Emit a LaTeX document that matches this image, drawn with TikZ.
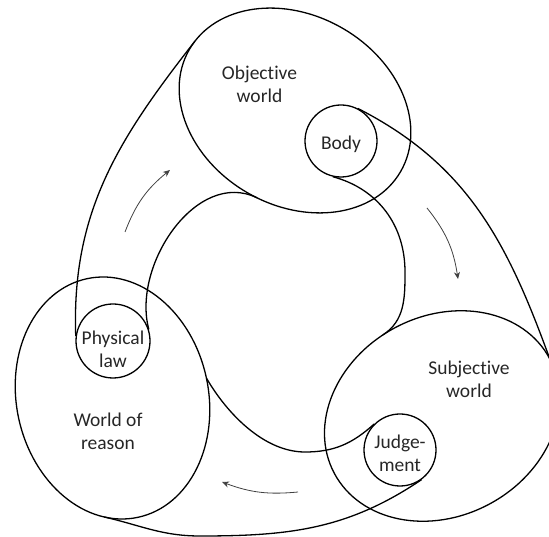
\documentclass[tikz,border=0pt]{standalone}
\usepackage{fontspec}
\setmainfont{Carlito}[Ligatures=NoCommon]
\usetikzlibrary{arrows.meta}

\begin{document}
\begin{tikzpicture}[
    x=1bp, y=1bp,
    outline/.style={line width=1.3bp, black},
    blob/.style={circle, draw, line width=1.3bp, minimum size=72bp, inner sep=0pt},
    lbl/.style={align=center, text=black!85, font=\fontsize{19.5bp}{23.5bp}\selectfont},
    flow/.style={-{Stealth[length=7bp,width=6bp]}, line width=0.8bp, black!75}
]
\path[use as bounding box, clip] (0,0) rectangle (549,537);

% ========== three worlds ==========
\begin{scope}[shift={(295,426.5)}, rotate=-30]
    \draw[outline] (0,0) ellipse [x radius=122, y radius=95]; % objective
    \coordinate (objA) at (174:122 and 95);
    \coordinate (objB) at (275:122 and 95);
\end{scope}

\begin{scope}[shift={(442,121)}, rotate=28]
    \draw[outline] (0,0) ellipse [x radius=122, y radius=100]; % subjective
    \coordinate (subA) at (0:122 and 100);
    \coordinate (subB) at (96.6:122 and 100);
\end{scope}

\begin{scope}[shift={(112.5,139)}, rotate=12]
    \draw[outline] (0,0) ellipse [x radius=96, y radius=122]; % reason
    \coordinate (resA) at (0:96 and 122);
    \coordinate (resB) at (250:96 and 122);
\end{scope}

% ========== small circles ==========
\node[blob] (body) at (341,396) {};
\node[blob, minimum size=74bp] (phys) at (113,196) {};
\node[blob] (judge) at (400,87) {};

% labels
\node[lbl] (objlbl) at (259.5,452.75) {Objective\\world};
\node[lbl] (subjlbl) at (469,157.5) {Subjective\\world};
\node[lbl] (reasonlbl) at (108,105.75) {World of\\reason};
\node[lbl] (bodylbl) at (341,392.75) {Body};
\node[lbl] (physlbl) at (113,187.75) {Physical\\law};
\node[lbl] (judgelbl) at (400,83.75) {Judge-\\ment};

% ========== tubes ==========
\coordinate (bodyturn) at (405,265);
\coordinate (judgeturn) at (305,85);
\coordinate (judgefloor) at (200,1);

\draw[outline] (phys.172) to[out=92, in=232] (objA);
\draw[outline] (phys.18) to[out=105, in=154] (objB);

\draw[outline] (body.63) to[out=-27, in=110] (subA);
\draw[outline] (body.257) to[out=-15, in=90] (bodyturn)
    to[out=-90, in=33] (subB);

\draw[outline] (judge.135) to[out=222, in=0] (judgeturn)
    to[out=180, in=-60, looseness=0.85] (resA);
\draw[outline] (judge.-54) to[out=214, in=0] (judgefloor)
    to[out=180, in=-13] (resB);

% ========== arrows ==========
\coordinate (up1) at (125,305);
\coordinate (up2) at (170,367);
\coordinate (dn1) at (427,329);
\coordinate (dn2) at (458,258);
\coordinate (lf1) at (298,45);
\coordinate (lf2) at (222,55);

\draw[flow] (up1) to[bend left=15] (up2);
\draw[flow] (dn1) to[bend left=15] (dn2);
\draw[flow] (lf1) to[bend left=13] (lf2);

\end{tikzpicture}
\end{document}
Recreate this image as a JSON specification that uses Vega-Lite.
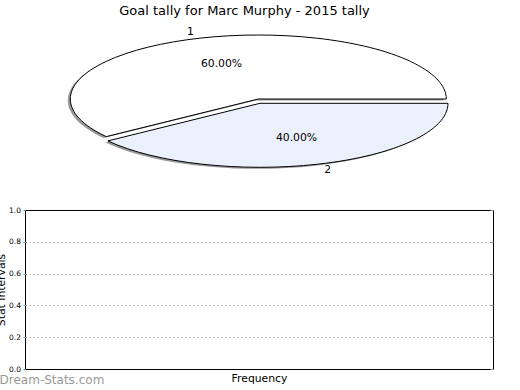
{
  "$schema": "https://vega.github.io/schema/vega-lite/v6.json",
  "padding": {"left": -5, "top": 5, "right": 5, "bottom": 2},
  "config": {"font": "DejaVu Sans", "view": {"stroke": null}},
  "title": {"text": "Goal tally for Marc Murphy - 2015 tally", "fontSize": 13, "fontWeight": "normal", "color": "black", "anchor": "middle", "offset": 8},
  "spacing": 34,
  "bounds": "flush",
  "vconcat": [
    {
      "width": 468,
      "height": 150,
      "data": {"values": [{"label": "1", "share": 0.6}, {"label": "2", "share": 0.4}]},
      "layer": [
        {
          "mark": {"type": "point", "filled": true, "size": 40000, "fill": "#999999", "opacity": 1, "strokeWidth": 0},
          "encoding": {
            "shape": {"field": "label", "type": "nominal", "legend": null, "scale": {"range": [
              "M-0.032,-0.005 L1.848,-0.005 A1.88,0.64 0 1 0 -1.55295,0.37118 Z",
              "M-0.015,0.038 L-1.53595,0.41418 A1.88,0.64 0 0 0 1.865,0.038 Z"
            ]}}
          }
        },
        {
          "mark": {"type": "point", "filled": true, "size": 40000, "stroke": "black", "strokeWidth": 1, "opacity": 1},
          "encoding": {
            "shape": {"field": "label", "type": "nominal", "legend": null, "scale": {"range": [
              "M-0.007,-0.02 L1.873,-0.02 A1.88,0.64 0 1 0 -1.52795,0.35618 Z",
              "M0.01,0.023 L-1.51095,0.39918 A1.88,0.64 0 0 0 1.89,0.023 Z"
            ]}},
            "color": {"field": "label", "type": "nominal", "legend": null, "scale": {"range": ["#ffffff", "#ebf1fc"]}}
          }
        },
        {
          "mark": {"type": "text", "radius": 97, "fontSize": 10.8, "color": "black"},
          "encoding": {
            "theta": {"field": "share", "type": "quantitative", "stack": true, "scale": {"range": [3.6128, 9.896]}},
            "order": {"field": "label"},
            "text": {"field": "label"}
          }
        },
        {
          "mark": {"type": "text", "radius": 53, "fontSize": 10.8, "color": "black"},
          "encoding": {
            "theta": {"field": "share", "type": "quantitative", "stack": true, "scale": {"range": [3.6128, 9.896]}},
            "order": {"field": "label"},
            "text": {"field": "share", "type": "quantitative", "format": ".2%"}
          }
        }
      ],
      "resolve": {"scale": {"shape": "independent"}}
    },
    {
      "width": 468,
      "height": 159,
      "view": {"stroke": "black", "strokeWidth": 1},
      "title": {"text": "Dream-Stats.com", "orient": "bottom", "anchor": "start", "frame": "bounds", "fontSize": 12, "fontWeight": "normal", "color": "#999999", "offset": -8, "dx": 4},
      "data": {"values": []},
      "layer": [
        {
          "mark": "point",
          "encoding": {
            "x": {"field": "freq", "type": "quantitative", "scale": {"domain": [0, 1]},
                  "axis": {"title": "Frequency", "labels": false, "ticks": false, "domain": false, "grid": false, "titleFontSize": 10.8, "titleFontWeight": "normal", "titleColor": "black", "titlePadding": 3}},
            "y": {"field": "interval", "type": "quantitative", "scale": {"domain": [0, 1]},
                  "axis": {"title": "Stat Intervals", "values": [0, 0.2, 0.4, 0.6, 0.8, 1], "format": ".1f", "labelFontSize": 7.5, "labelColor": "black", "labelPadding": 2.5, "ticks": true, "tickSize": 2, "tickColor": "#999999", "domain": false, "grid": true, "gridColor": "#b5b5b5", "gridDash": [1.5, 2.5], "gridOpacity": {"condition": {"test": "datum.value == 0 || datum.value == 1", "value": 0}, "value": 1}, "titleFontSize": 10.8, "titleFontWeight": "normal", "titleColor": "black", "titlePadding": 2}}
          }
        },
        {
          "mark": "point",
          "encoding": {
            "y": {"field": "interval", "type": "quantitative", "scale": {"domain": [0, 1]},
                  "axis": {"orient": "right", "title": null, "labels": false, "domain": false, "grid": false, "ticks": true, "tickSize": -3, "tickColor": "#999999", "values": [0, 0.2, 0.4, 0.6, 0.8, 1]}}
          }
        }
      ],
      "resolve": {"axis": {"y": "independent"}}
    }
  ]
}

Aim: Quote every record above exactly, leaving out the pictures.

Full response:
Emit a LaTeX document that matches this image, drawn with TikZ.
\documentclass[tikz,border=0pt]{standalone}
\usepackage{fontspec}
\setmainfont{Carlito}[Ligatures=NoCommon]
\usetikzlibrary{arrows.meta}

\begin{document}
\begin{tikzpicture}[
    x=1bp, y=1bp,
    outline/.style={line width=1.3bp, black},
    blob/.style={circle, draw, line width=1.3bp, minimum size=72bp, inner sep=0pt},
    lbl/.style={align=center, text=black!85, font=\fontsize{19.5bp}{23.5bp}\selectfont},
    flow/.style={-{Stealth[length=7bp,width=6bp]}, line width=0.8bp, black!75}
]
\path[use as bounding box, clip] (0,0) rectangle (549,537);

% ========== three worlds ==========
\begin{scope}[shift={(295,426.5)}, rotate=-30]
    \draw[outline] (0,0) ellipse [x radius=122, y radius=95]; % objective
    \coordinate (objA) at (174:122 and 95);
    \coordinate (objB) at (275:122 and 95);
\end{scope}

\begin{scope}[shift={(442,121)}, rotate=28]
    \draw[outline] (0,0) ellipse [x radius=122, y radius=100]; % subjective
    \coordinate (subA) at (0:122 and 100);
    \coordinate (subB) at (96.6:122 and 100);
\end{scope}

\begin{scope}[shift={(112.5,139)}, rotate=12]
    \draw[outline] (0,0) ellipse [x radius=96, y radius=122]; % reason
    \coordinate (resA) at (0:96 and 122);
    \coordinate (resB) at (250:96 and 122);
\end{scope}

% ========== small circles ==========
\node[blob] (body) at (341,396) {};
\node[blob, minimum size=74bp] (phys) at (113,196) {};
\node[blob] (judge) at (400,87) {};

% labels
\node[lbl] (objlbl) at (259.5,452.75) {Objective\\world};
\node[lbl] (subjlbl) at (469,157.5) {Subjective\\world};
\node[lbl] (reasonlbl) at (108,105.75) {World of\\reason};
\node[lbl] (bodylbl) at (341,392.75) {Body};
\node[lbl] (physlbl) at (113,187.75) {Physical\\law};
\node[lbl] (judgelbl) at (400,83.75) {Judge-\\ment};

% ========== tubes ==========
\coordinate (bodyturn) at (405,265);
\coordinate (judgeturn) at (305,85);
\coordinate (judgefloor) at (200,1);

\draw[outline] (phys.172) to[out=92, in=232] (objA);
\draw[outline] (phys.18) to[out=105, in=154] (objB);

\draw[outline] (body.63) to[out=-27, in=110] (subA);
\draw[outline] (body.257) to[out=-15, in=90] (bodyturn)
    to[out=-90, in=33] (subB);

\draw[outline] (judge.135) to[out=222, in=0] (judgeturn)
    to[out=180, in=-60, looseness=0.85] (resA);
\draw[outline] (judge.-54) to[out=214, in=0] (judgefloor)
    to[out=180, in=-13] (resB);

% ========== arrows ==========
\coordinate (up1) at (125,305);
\coordinate (up2) at (170,367);
\coordinate (dn1) at (427,329);
\coordinate (dn2) at (458,258);
\coordinate (lf1) at (298,45);
\coordinate (lf2) at (222,55);

\draw[flow] (up1) to[bend left=15] (up2);
\draw[flow] (dn1) to[bend left=15] (dn2);
\draw[flow] (lf1) to[bend left=13] (lf2);

\end{tikzpicture}
\end{document}
Recreate this image as a JSON specification that uses Vega-Lite.
{
  "$schema": "https://vega.github.io/schema/vega-lite/v6.json",
  "padding": {"left": -5, "top": 5, "right": 5, "bottom": 2},
  "config": {"font": "DejaVu Sans", "view": {"stroke": null}},
  "title": {"text": "Goal tally for Marc Murphy - 2015 tally", "fontSize": 13, "fontWeight": "normal", "color": "black", "anchor": "middle", "offset": 8},
  "spacing": 34,
  "bounds": "flush",
  "vconcat": [
    {
      "width": 468,
      "height": 150,
      "data": {"values": [{"label": "1", "share": 0.6}, {"label": "2", "share": 0.4}]},
      "layer": [
        {
          "mark": {"type": "point", "filled": true, "size": 40000, "fill": "#999999", "opacity": 1, "strokeWidth": 0},
          "encoding": {
            "shape": {"field": "label", "type": "nominal", "legend": null, "scale": {"range": [
              "M-0.032,-0.005 L1.848,-0.005 A1.88,0.64 0 1 0 -1.55295,0.37118 Z",
              "M-0.015,0.038 L-1.53595,0.41418 A1.88,0.64 0 0 0 1.865,0.038 Z"
            ]}}
          }
        },
        {
          "mark": {"type": "point", "filled": true, "size": 40000, "stroke": "black", "strokeWidth": 1, "opacity": 1},
          "encoding": {
            "shape": {"field": "label", "type": "nominal", "legend": null, "scale": {"range": [
              "M-0.007,-0.02 L1.873,-0.02 A1.88,0.64 0 1 0 -1.52795,0.35618 Z",
              "M0.01,0.023 L-1.51095,0.39918 A1.88,0.64 0 0 0 1.89,0.023 Z"
            ]}},
            "color": {"field": "label", "type": "nominal", "legend": null, "scale": {"range": ["#ffffff", "#ebf1fc"]}}
          }
        },
        {
          "mark": {"type": "text", "radius": 97, "fontSize": 10.8, "color": "black"},
          "encoding": {
            "theta": {"field": "share", "type": "quantitative", "stack": true, "scale": {"range": [3.6128, 9.896]}},
            "order": {"field": "label"},
            "text": {"field": "label"}
          }
        },
        {
          "mark": {"type": "text", "radius": 53, "fontSize": 10.8, "color": "black"},
          "encoding": {
            "theta": {"field": "share", "type": "quantitative", "stack": true, "scale": {"range": [3.6128, 9.896]}},
            "order": {"field": "label"},
            "text": {"field": "share", "type": "quantitative", "format": ".2%"}
          }
        }
      ],
      "resolve": {"scale": {"shape": "independent"}}
    },
    {
      "width": 468,
      "height": 159,
      "view": {"stroke": "black", "strokeWidth": 1},
      "title": {"text": "Dream-Stats.com", "orient": "bottom", "anchor": "start", "frame": "bounds", "fontSize": 12, "fontWeight": "normal", "color": "#999999", "offset": -8, "dx": 4},
      "data": {"values": []},
      "layer": [
        {
          "mark": "point",
          "encoding": {
            "x": {"field": "freq", "type": "quantitative", "scale": {"domain": [0, 1]},
                  "axis": {"title": "Frequency", "labels": false, "ticks": false, "domain": false, "grid": false, "titleFontSize": 10.8, "titleFontWeight": "normal", "titleColor": "black", "titlePadding": 3}},
            "y": {"field": "interval", "type": "quantitative", "scale": {"domain": [0, 1]},
                  "axis": {"title": "Stat Intervals", "values": [0, 0.2, 0.4, 0.6, 0.8, 1], "format": ".1f", "labelFontSize": 7.5, "labelColor": "black", "labelPadding": 2.5, "ticks": true, "tickSize": 2, "tickColor": "#999999", "domain": false, "grid": true, "gridColor": "#b5b5b5", "gridDash": [1.5, 2.5], "gridOpacity": {"condition": {"test": "datum.value == 0 || datum.value == 1", "value": 0}, "value": 1}, "titleFontSize": 10.8, "titleFontWeight": "normal", "titleColor": "black", "titlePadding": 2}}
          }
        },
        {
          "mark": "point",
          "encoding": {
            "y": {"field": "interval", "type": "quantitative", "scale": {"domain": [0, 1]},
                  "axis": {"orient": "right", "title": null, "labels": false, "domain": false, "grid": false, "ticks": true, "tickSize": -3, "tickColor": "#999999", "values": [0, 0.2, 0.4, 0.6, 0.8, 1]}}
          }
        }
      ],
      "resolve": {"axis": {"y": "independent"}}
    }
  ]
}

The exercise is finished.